The Yemeni ceasefire committee in charge of overseeing the implementation of the truce reached last Thursday (February 11th) between the Houthi rebels and the government, continued to clear mines and remove road blocks in an effort to achieve security, stability and peace in the northern province of Saada.
The committee was assigned by the parliament and the Shura council to supervise the ceasefire and the implementation of the government's six conditions.
Yemeni lawmaker and member of the ceasefire committee Abdallah Al-Maqtari told Al-Shorfa in an exclusive interview that "the roads from Haradh to Al-Malahith and Razeh were reopened and the hideouts in the mountains were also cleared with the presence of Houthi representatives in these committees," he said, adding that the implementation of the six points was sluggish.
The six points announced by the Yemeni president last Thursday and agreed to by the Houthis include: reopening roads, clearing land mines, clearing the diggings in positions and road-sides; the withdrawal from the directorates and refraining from interfering in the affairs of the local authority; returning civilian and military equipment pillaged from Yemen and Saudi Arabia; releasing the detainees from the Yemeni and Saudi military and civilians; abiding by the constitution, law and order; and pledging not to attack Saudi Arabia.
Al-Maqtari said that what happened so far was "a positive [development] in ending the suffering of the people and the bloodshed. The implementation of the six points relies on the credibility of both parties."
About the deployment of the army on the Yemeni-Saudi border, he said, "When the committees conclude clearing the mines, the army will be able to deploy on the borders."
"The Houthi representatives did not object to implementing this condition after the rebels are out of their hideouts and the land-mine clearance is over, so that the army can carry out its duties in the desired way without causing any injuries," he added.

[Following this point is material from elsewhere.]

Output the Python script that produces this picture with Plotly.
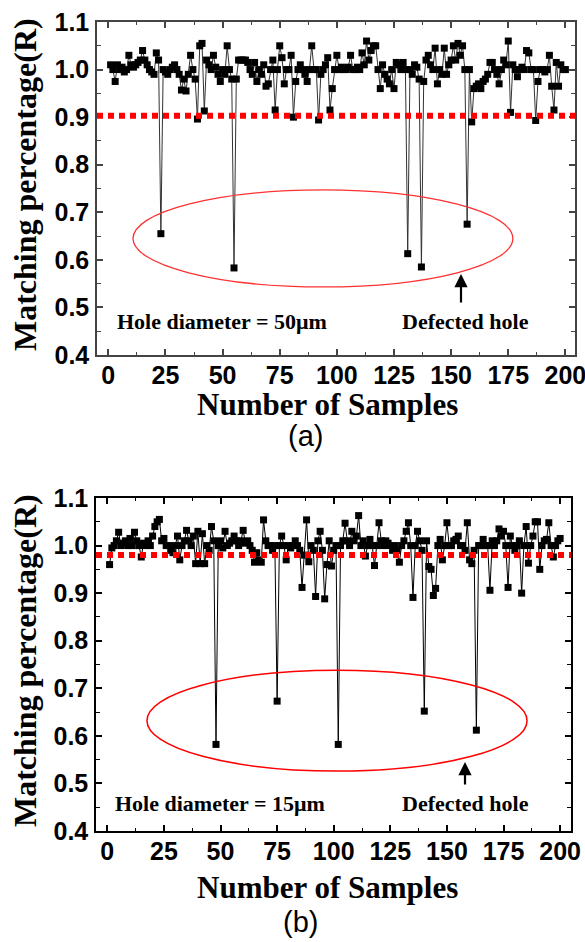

The Houthi rebels announced in a statement published on the Internet the re-opening of the main roads and the clearance of trenches and hideouts, including the main roads that link Saada with the capital Sanaa through Harf Sufian in the neighboring province of Imran.
Two other main roads were reopened, the first connecting Saada to the neighbouring province of Al-Jawf, and the second connecting the province to the Saudi border area through Al-Malahith directorate.
On Monday, the first Saudi captive, out of five Saudi soldiers held by the Houthis, was handed over to the Saada committee. The gesture aimed at proving the Houthis' good will to ease the atmosphere, so that the Saudis can start releasing the Houthi detainees on their end, said the Houthi spokesperson in a statement to news agencies.
Meanwhile, seven people were killed on February 15th, including two soldiers and three Houthi rebels, from a blast caused by a landmine remaining from the war between the rebels and the Yemeni government. An anti-armour mine placed under a damaged mine sweeper exploded after army soldiers and a group of Yemeni citizens were trying to clear the area in Al-Oqab district in Saada.
Dr. Abdul-Wahab Mahmoud, the General Secretary of al-Ba'ath Party in Yemen and Chairman of the Higher Council of Joint Meeting Parties (opposition coalition), said in an interview with Al-Shorfa that "the ceasefire came into effect according to the terms agreed upon by both sides to end the war and restore matters to how they were before the breakout of the war, and this includes the reconstruction of what was destroyed during the conflict".
Abd al-Hamid added that the presence of some members of the parliament and the Shura council affiliated with the opposition parties – even though they represent themselves only, and not their parties - on the ceasefire committees, will accelerate the implementation of the six conditions.
"We, at the Joint Meeting coalition blessed this step and ended the fight because the losses in life come from the Yemenis, whether they were from the army, the Houthis or the civilian population, in addition to the material losses that should have been dedicated to the development process," he said.
Abd Al-Hamid added that "the eradication and handling of the reasons that led to the [previous] six wars [between the Yemeni government and the Houthis] will be the only guarantee to prevent the breakout of a new war. It will also prevent this agreement from becoming merely a fighter's rest."
He called on all parties to work on clearing the roots of the problem since Yemenis serve as fuel for these wars, whether on a material or human level.
Dr. Mohammed Qubati, head of the Foreign Relations and International Cooperation Office of the ruling General People's Congress Party, told Al-Shorfa, "There is an ascending line in the pace of implementation of the six points to end the war in Saada."
"Over the past few days, the field committees have been working well with the Houthi delegates," he said. "The complete commitment to the timetable is not necessary as long as the work continues until the process takes the necessary time to achieve its objectives and implement the six points to end the war that displaced a quarter million Yemenis."